A further important point from the decision in Breakspear is that a trustee may not hide behind labels of 'confidentiality' or 'privacy'. This is a principle already enshrined in Jersey trust law (see In re Internine and the Azali Trusts 2006 JLR 195). Any such labels are likely to be given short shrift by a court later seized of the matter and should also be ignored by trustees. That is not to say that a confidential document should or should not be disclosed only that such labels do not serve to fetter the discretion of the trustees.

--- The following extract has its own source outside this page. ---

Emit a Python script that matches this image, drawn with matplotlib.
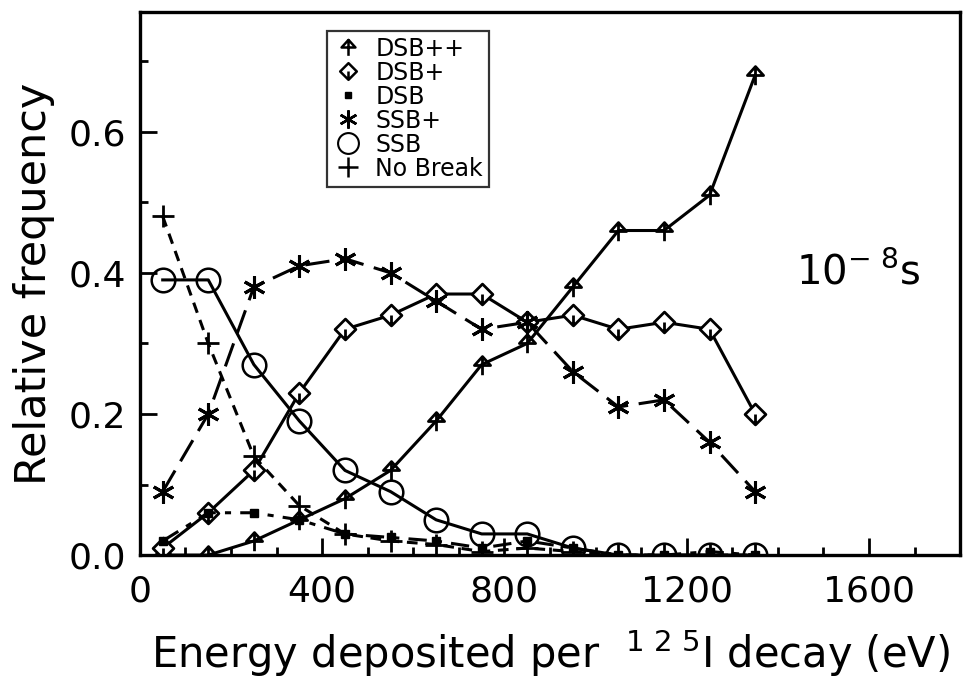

The Bermudan decision of Wingate v Butterfield trust is illuminating because it answers a question which (on a practical level) many trustees must have encountered. The Bermudan Court defined documents relating to an underlying subsidiary company of the trust as being 'trust accounts' or 'financial records' of the trust. As such, they should all form part of the disclosure to the beneficiaries. The decision again emphasises the importance of the trustees' duty to ensure that any wholly owned subsidiary company is being managed effectively, echoing the Jersey Royal Court's recent judgment of Freeman v Ansbacher.

Although both decisions are not Jersey judgments they provide further practical guidance to Jersey trustees in any difficult disclosure decisions which are unfortunately, inevitable.

The content of this article is intended to provide a general guide to the subject matter. Specialist advice should be sought about your specific circumstances.